Extract only the first line of the listing and every line after it up to and including the one with "phyto = [4.58, 3.39, 10.6, 10.13]". Omit the pictures.

#### Dataset extract:
>> Begin

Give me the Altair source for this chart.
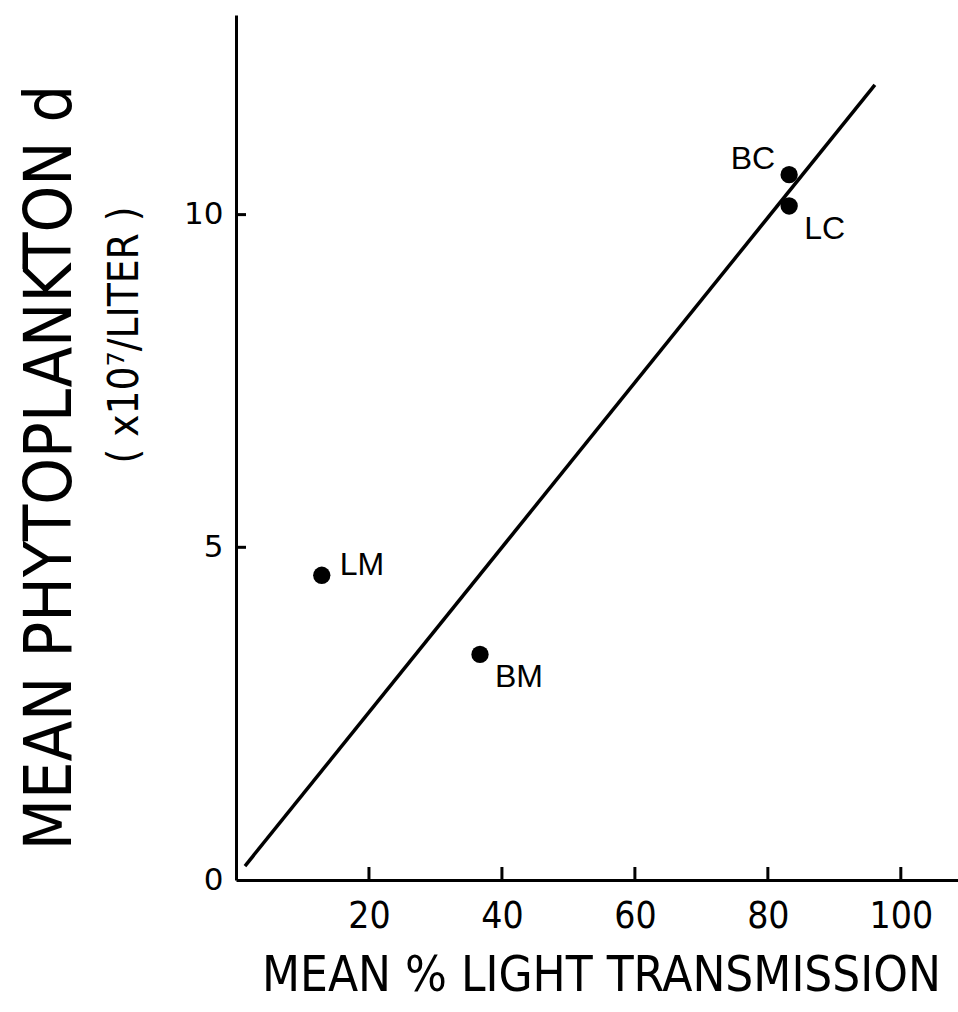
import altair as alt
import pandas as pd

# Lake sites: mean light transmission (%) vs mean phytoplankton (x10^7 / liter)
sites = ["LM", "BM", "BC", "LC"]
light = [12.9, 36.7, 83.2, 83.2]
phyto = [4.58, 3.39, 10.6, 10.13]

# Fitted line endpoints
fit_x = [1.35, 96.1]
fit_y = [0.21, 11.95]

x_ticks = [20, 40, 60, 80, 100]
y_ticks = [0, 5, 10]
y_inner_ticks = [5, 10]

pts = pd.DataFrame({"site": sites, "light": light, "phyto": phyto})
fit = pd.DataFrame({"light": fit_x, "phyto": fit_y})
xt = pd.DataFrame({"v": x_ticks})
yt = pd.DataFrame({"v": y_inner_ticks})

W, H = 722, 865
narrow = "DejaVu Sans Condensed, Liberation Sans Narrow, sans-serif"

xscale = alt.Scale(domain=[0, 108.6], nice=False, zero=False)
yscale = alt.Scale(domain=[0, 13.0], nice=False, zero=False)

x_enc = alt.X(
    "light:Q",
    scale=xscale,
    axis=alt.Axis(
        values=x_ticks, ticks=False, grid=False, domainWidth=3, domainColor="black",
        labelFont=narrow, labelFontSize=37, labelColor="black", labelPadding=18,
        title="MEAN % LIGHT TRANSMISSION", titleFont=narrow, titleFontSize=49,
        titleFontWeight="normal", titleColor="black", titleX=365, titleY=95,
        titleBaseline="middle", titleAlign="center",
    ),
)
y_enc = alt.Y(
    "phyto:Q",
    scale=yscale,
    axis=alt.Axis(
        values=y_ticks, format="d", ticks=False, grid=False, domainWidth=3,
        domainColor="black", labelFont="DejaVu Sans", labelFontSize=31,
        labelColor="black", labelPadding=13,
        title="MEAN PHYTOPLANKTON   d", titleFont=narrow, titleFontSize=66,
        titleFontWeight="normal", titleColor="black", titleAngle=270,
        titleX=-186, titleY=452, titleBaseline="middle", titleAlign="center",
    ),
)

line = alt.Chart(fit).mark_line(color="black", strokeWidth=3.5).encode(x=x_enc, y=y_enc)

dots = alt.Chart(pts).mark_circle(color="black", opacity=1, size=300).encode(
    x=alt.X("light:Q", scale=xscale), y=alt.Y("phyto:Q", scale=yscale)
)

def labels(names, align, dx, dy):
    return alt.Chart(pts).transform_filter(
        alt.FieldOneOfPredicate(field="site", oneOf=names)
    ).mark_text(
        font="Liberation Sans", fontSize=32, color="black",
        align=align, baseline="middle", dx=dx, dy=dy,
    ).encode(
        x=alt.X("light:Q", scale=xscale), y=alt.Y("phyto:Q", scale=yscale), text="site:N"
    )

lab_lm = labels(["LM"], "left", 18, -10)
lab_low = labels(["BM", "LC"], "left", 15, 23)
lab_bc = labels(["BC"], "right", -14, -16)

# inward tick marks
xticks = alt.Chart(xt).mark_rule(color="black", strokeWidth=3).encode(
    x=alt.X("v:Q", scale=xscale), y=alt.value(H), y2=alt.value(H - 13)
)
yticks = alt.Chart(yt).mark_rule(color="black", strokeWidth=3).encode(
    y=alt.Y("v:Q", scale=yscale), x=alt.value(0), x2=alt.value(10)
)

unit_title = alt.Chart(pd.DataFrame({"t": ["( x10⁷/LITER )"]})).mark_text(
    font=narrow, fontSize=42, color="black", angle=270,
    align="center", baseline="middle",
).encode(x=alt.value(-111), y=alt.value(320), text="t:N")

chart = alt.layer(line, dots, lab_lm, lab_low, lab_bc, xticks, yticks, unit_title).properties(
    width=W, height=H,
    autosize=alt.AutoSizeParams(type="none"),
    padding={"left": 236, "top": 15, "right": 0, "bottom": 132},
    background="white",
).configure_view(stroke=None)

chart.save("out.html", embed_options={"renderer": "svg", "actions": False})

>> End

#### Correct answer:
Give me the Altair source for this chart.
import altair as alt
import pandas as pd

# Lake sites: mean light transmission (%) vs mean phytoplankton (x10^7 / liter)
sites = ["LM", "BM", "BC", "LC"]
light = [12.9, 36.7, 83.2, 83.2]
phyto = [4.58, 3.39, 10.6, 10.13]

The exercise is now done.